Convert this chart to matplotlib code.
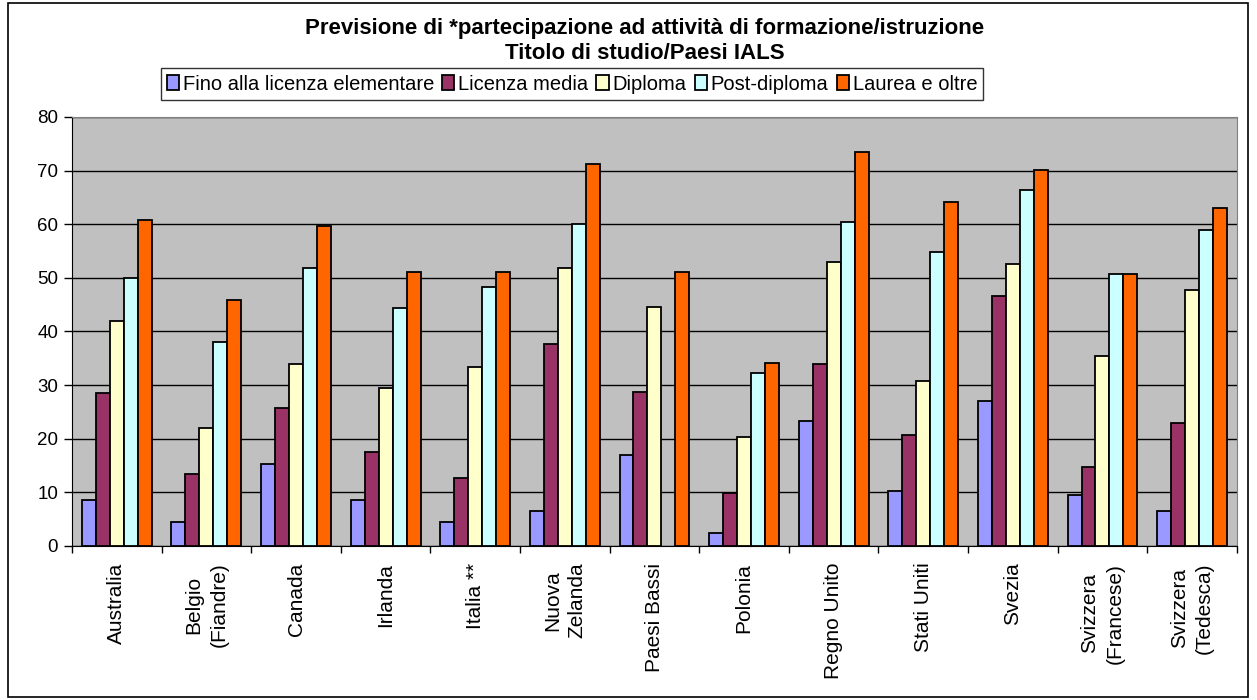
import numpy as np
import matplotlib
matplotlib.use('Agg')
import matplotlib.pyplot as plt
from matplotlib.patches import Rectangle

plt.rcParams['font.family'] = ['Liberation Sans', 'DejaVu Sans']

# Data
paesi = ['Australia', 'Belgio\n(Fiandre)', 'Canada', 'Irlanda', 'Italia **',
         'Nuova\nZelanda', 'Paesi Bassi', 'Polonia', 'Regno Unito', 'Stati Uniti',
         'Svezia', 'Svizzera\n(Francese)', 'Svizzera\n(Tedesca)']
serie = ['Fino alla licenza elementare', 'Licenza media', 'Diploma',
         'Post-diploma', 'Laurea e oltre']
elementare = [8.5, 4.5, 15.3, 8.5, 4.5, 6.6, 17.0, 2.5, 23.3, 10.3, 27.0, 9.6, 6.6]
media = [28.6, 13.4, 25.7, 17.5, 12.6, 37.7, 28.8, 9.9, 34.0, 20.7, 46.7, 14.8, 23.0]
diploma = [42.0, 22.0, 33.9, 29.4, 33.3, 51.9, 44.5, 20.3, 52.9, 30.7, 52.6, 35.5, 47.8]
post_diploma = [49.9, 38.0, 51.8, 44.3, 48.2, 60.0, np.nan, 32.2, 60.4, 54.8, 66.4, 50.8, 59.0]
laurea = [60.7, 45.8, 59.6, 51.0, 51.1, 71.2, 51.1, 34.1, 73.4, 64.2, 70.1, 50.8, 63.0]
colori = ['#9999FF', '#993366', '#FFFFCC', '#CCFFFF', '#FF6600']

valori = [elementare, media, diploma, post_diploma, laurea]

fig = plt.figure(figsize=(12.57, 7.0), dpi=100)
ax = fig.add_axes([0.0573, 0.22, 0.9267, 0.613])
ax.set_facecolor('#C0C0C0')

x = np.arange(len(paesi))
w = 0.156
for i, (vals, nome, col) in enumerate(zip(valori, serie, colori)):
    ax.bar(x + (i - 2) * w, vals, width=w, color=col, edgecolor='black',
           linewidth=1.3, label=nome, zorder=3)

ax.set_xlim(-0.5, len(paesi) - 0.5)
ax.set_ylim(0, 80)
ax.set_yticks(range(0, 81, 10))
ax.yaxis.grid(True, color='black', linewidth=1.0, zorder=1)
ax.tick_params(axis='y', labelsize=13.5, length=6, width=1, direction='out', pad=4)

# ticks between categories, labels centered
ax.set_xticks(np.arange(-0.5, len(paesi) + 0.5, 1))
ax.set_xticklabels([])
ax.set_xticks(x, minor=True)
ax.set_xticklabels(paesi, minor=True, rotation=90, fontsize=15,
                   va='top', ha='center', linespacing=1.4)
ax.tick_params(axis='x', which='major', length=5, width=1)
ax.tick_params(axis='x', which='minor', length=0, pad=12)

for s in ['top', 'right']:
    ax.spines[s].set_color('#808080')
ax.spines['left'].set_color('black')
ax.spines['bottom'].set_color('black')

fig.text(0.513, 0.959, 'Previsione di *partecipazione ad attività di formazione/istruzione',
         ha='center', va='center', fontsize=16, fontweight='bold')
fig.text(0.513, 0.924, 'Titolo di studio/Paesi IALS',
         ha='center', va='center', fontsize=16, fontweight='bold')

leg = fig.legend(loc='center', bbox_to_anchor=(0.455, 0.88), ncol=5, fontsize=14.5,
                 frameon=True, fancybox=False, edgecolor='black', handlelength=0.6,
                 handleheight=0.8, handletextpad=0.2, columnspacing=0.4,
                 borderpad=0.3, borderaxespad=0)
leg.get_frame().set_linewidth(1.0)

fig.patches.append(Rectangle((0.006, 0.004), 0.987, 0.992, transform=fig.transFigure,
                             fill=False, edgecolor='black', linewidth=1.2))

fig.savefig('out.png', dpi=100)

**Exercise requirements**
Each line of the data is to be duplicated exactly; pictures stay out of the copy.

**Result for this task**
Convert this chart to matplotlib code.
import numpy as np
import matplotlib
matplotlib.use('Agg')
import matplotlib.pyplot as plt
from matplotlib.patches import Rectangle

plt.rcParams['font.family'] = ['Liberation Sans', 'DejaVu Sans']

# Data
paesi = ['Australia', 'Belgio\n(Fiandre)', 'Canada', 'Irlanda', 'Italia **',
         'Nuova\nZelanda', 'Paesi Bassi', 'Polonia', 'Regno Unito', 'Stati Uniti',
         'Svezia', 'Svizzera\n(Francese)', 'Svizzera\n(Tedesca)']
serie = ['Fino alla licenza elementare', 'Licenza media', 'Diploma',
         'Post-diploma', 'Laurea e oltre']
elementare = [8.5, 4.5, 15.3, 8.5, 4.5, 6.6, 17.0, 2.5, 23.3, 10.3, 27.0, 9.6, 6.6]
media = [28.6, 13.4, 25.7, 17.5, 12.6, 37.7, 28.8, 9.9, 34.0, 20.7, 46.7, 14.8, 23.0]
diploma = [42.0, 22.0, 33.9, 29.4, 33.3, 51.9, 44.5, 20.3, 52.9, 30.7, 52.6, 35.5, 47.8]
post_diploma = [49.9, 38.0, 51.8, 44.3, 48.2, 60.0, np.nan, 32.2, 60.4, 54.8, 66.4, 50.8, 59.0]
laurea = [60.7, 45.8, 59.6, 51.0, 51.1, 71.2, 51.1, 34.1, 73.4, 64.2, 70.1, 50.8, 63.0]
colori = ['#9999FF', '#993366', '#FFFFCC', '#CCFFFF', '#FF6600']

valori = [elementare, media, diploma, post_diploma, laurea]

fig = plt.figure(figsize=(12.57, 7.0), dpi=100)
ax = fig.add_axes([0.0573, 0.22, 0.9267, 0.613])
ax.set_facecolor('#C0C0C0')

x = np.arange(len(paesi))
w = 0.156
for i, (vals, nome, col) in enumerate(zip(valori, serie, colori)):
    ax.bar(x + (i - 2) * w, vals, width=w, color=col, edgecolor='black',
           linewidth=1.3, label=nome, zorder=3)

ax.set_xlim(-0.5, len(paesi) - 0.5)
ax.set_ylim(0, 80)
ax.set_yticks(range(0, 81, 10))
ax.yaxis.grid(True, color='black', linewidth=1.0, zorder=1)
ax.tick_params(axis='y', labelsize=13.5, length=6, width=1, direction='out', pad=4)

# ticks between categories, labels centered
ax.set_xticks(np.arange(-0.5, len(paesi) + 0.5, 1))
ax.set_xticklabels([])
ax.set_xticks(x, minor=True)
ax.set_xticklabels(paesi, minor=True, rotation=90, fontsize=15,
                   va='top', ha='center', linespacing=1.4)
ax.tick_params(axis='x', which='major', length=5, width=1)
ax.tick_params(axis='x', which='minor', length=0, pad=12)

for s in ['top', 'right']:
    ax.spines[s].set_color('#808080')
ax.spines['left'].set_color('black')
ax.spines['bottom'].set_color('black')

fig.text(0.513, 0.959, 'Previsione di *partecipazione ad attività di formazione/istruzione',
         ha='center', va='center', fontsize=16, fontweight='bold')
fig.text(0.513, 0.924, 'Titolo di studio/Paesi IALS',
         ha='center', va='center', fontsize=16, fontweight='bold')

leg = fig.legend(loc='center', bbox_to_anchor=(0.455, 0.88), ncol=5, fontsize=14.5,
                 frameon=True, fancybox=False, edgecolor='black', handlelength=0.6,
                 handleheight=0.8, handletextpad=0.2, columnspacing=0.4,
                 borderpad=0.3, borderaxespad=0)
leg.get_frame().set_linewidth(1.0)

fig.patches.append(Rectangle((0.006, 0.004), 0.987, 0.992, transform=fig.transFigure,
                             fill=False, edgecolor='black', linewidth=1.2))

fig.savefig('out.png', dpi=100)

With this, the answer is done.